MEMOIRS OF SOCRATES.

TRANSLATED BY

SARAH FIELDING.

PREFACE

ΤΟ

THE MEMOIRS OF SOCRATES.

ALTHOUGH the translator of the following Memoirs was fully persuaded, that the far greater number of those who favoured her with their names, and assisted her with their interest, were influenced by much nobler motives, than the expectation of receiving any thing very extraordinary from her hand; yet, so little did this appear to her any reason for relaxing her endeavours, that on the contrary, she considered it as laying her under an additional obligation to do all the justice she possibly could to her author. It was partly on that account; partly from sickness; and partly from some other accidents, not more within her power to regulate, than the state of her own health, that the publication of these Memoirs hath been deferred beyond the time first mentioned in the proposals: but if the task is, at last, discharged tolerably, the mind of the translator will be set much at ease; and the reader find somewhat to repay him for his waiting.

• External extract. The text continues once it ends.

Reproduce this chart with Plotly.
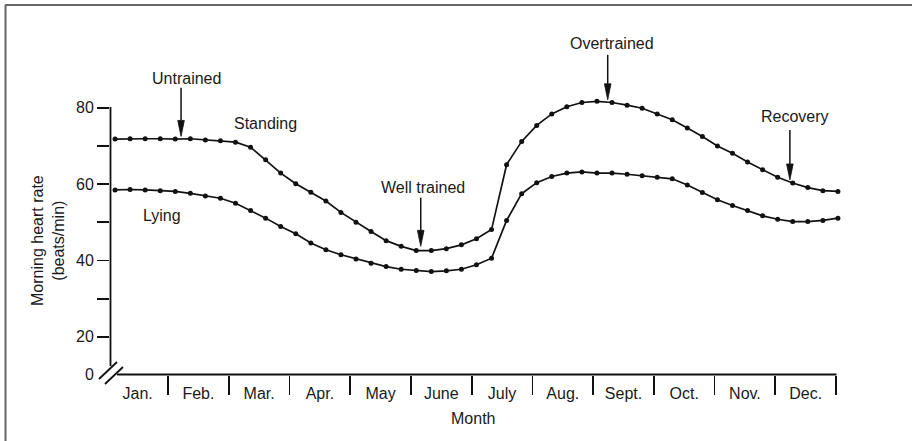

That the Memoirs of Socrates, with regard to the greatest part, are held in the highest estimation, is most certain; and if there are some passages which seem obscure; and of which the use doth not so plainly appear to us at this distance of time; and from the dissimilarity of our customs and manners; yet, perhaps, we might not do amiss, in taking Socrates himself for our example in this particular, as well as in many others; who being presented by Euripides with the writings of Heraclitus, and afterwards asked his opinion of their merit;-" What I understand," said he, “I find to be excellent; and therefore believe that to be of equal value, which I do not understand."-" And, certainly," continues the admired modern writer, from whom the quotation above was taken, "this candour is more particularly becoming us in the perusal of the works of ancient authors; of those works which have been preserved in the devastation of cities; and snatched up in the wreck of nations: which have been the delight of ages; and transmitted as the great inheritance of mankind, from one generation to another: and we ought to take it for granted, that there is a justness in the connexion, which we cannot trace; and a cogency in the reasoning, which we cannot understand." The translator of the following sheets would willingly bespeak the same candour, in reading the translations of the ancient writers, which hath above been thought so necessary for judging right of the originals. In the preface to the Life of Cicero, the celebrated writer of it thus expresses himself:-" Nor has that part of the task," said he, (speaking of the several passages he had translated from the writings of Cicero) "been the easiest to me; as those will readily believe who have ever attempted to translate the classical writings of Greece and Rome." It may, perhaps, be objected, "That candour alone is not sufficient for the present occasion:" to which it can only be answered, "That something was to be done: and, that no pains hath been spared, to do it as well as possible.”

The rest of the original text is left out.